:: Recorded information

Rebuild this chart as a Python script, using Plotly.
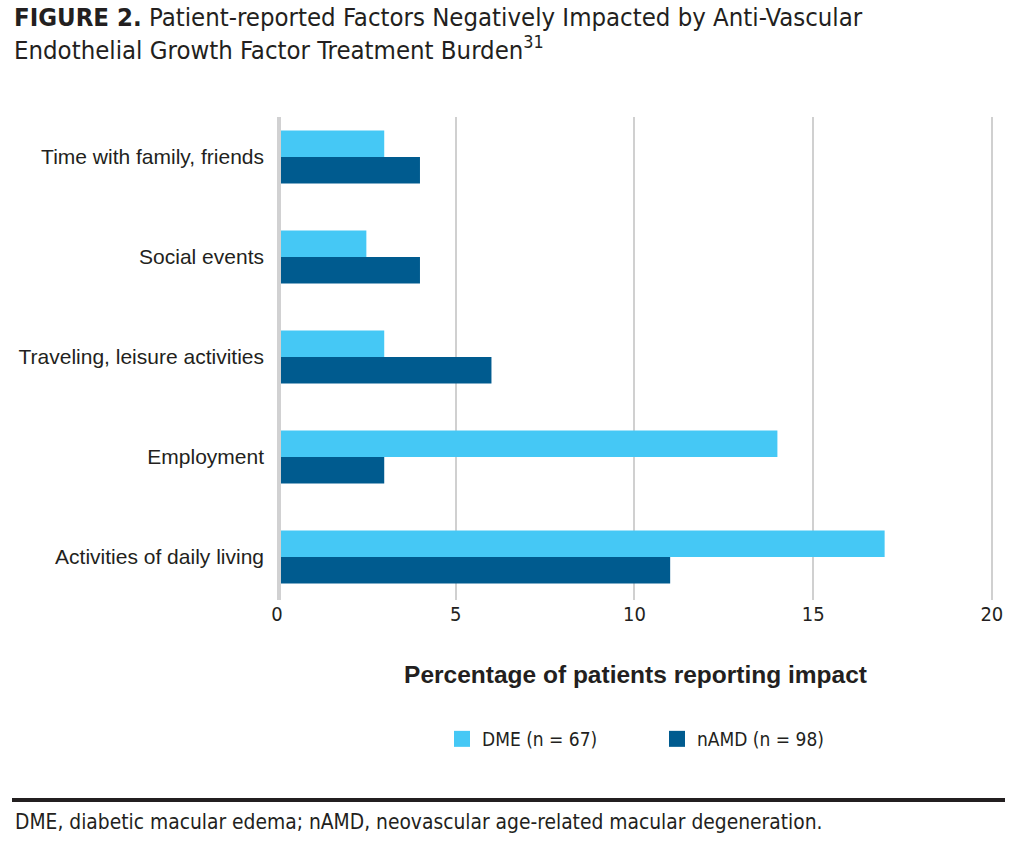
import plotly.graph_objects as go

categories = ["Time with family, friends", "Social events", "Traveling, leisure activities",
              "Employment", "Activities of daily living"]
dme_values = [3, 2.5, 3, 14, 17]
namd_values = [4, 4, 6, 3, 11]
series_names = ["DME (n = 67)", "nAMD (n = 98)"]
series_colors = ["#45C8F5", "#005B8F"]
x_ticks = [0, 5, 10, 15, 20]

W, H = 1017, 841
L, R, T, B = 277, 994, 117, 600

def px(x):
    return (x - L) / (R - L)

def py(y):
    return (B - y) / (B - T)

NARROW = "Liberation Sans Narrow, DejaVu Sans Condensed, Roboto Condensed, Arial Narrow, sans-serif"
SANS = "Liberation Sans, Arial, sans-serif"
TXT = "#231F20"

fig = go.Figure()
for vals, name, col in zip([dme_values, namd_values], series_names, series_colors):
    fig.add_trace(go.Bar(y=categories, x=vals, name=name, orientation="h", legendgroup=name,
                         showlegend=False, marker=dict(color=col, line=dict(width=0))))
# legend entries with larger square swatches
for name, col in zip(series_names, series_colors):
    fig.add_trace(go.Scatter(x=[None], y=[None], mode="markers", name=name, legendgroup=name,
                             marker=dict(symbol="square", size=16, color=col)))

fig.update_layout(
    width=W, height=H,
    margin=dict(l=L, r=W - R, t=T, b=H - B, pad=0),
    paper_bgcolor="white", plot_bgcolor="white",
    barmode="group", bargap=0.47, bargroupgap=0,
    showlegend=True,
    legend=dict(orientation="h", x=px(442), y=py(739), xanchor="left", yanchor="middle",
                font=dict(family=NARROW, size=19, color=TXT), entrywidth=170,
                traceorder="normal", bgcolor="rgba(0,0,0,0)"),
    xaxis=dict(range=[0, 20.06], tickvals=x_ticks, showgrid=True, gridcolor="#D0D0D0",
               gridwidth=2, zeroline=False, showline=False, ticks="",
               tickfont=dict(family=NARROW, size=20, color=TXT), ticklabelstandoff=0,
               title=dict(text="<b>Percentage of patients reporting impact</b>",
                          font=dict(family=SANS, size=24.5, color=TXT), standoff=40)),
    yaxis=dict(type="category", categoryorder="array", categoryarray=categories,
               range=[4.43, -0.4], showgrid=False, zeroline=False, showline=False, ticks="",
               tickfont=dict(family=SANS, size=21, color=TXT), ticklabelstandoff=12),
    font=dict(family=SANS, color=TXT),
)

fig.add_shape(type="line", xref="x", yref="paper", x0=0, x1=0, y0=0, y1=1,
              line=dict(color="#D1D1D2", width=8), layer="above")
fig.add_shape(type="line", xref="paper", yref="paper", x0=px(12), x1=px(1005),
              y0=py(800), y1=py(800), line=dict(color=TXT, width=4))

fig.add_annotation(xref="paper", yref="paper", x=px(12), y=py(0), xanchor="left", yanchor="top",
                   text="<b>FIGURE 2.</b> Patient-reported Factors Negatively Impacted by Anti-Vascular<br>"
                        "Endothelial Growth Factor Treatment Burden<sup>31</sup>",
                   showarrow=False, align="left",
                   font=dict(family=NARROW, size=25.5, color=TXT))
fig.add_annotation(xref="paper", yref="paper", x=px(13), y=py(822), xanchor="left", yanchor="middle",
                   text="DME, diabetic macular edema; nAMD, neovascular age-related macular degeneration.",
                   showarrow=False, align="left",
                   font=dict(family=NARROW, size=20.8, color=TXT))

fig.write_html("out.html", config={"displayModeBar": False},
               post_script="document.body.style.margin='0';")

::::

:: What to produce ::
Write out each line of the listing above, exactly, from its first line to the line holding "import plotly.graph_objects as go", inclusive. Skip the pictures.

:: Task output ::
Rebuild this chart as a Python script, using Plotly.
import plotly.graph_objects as go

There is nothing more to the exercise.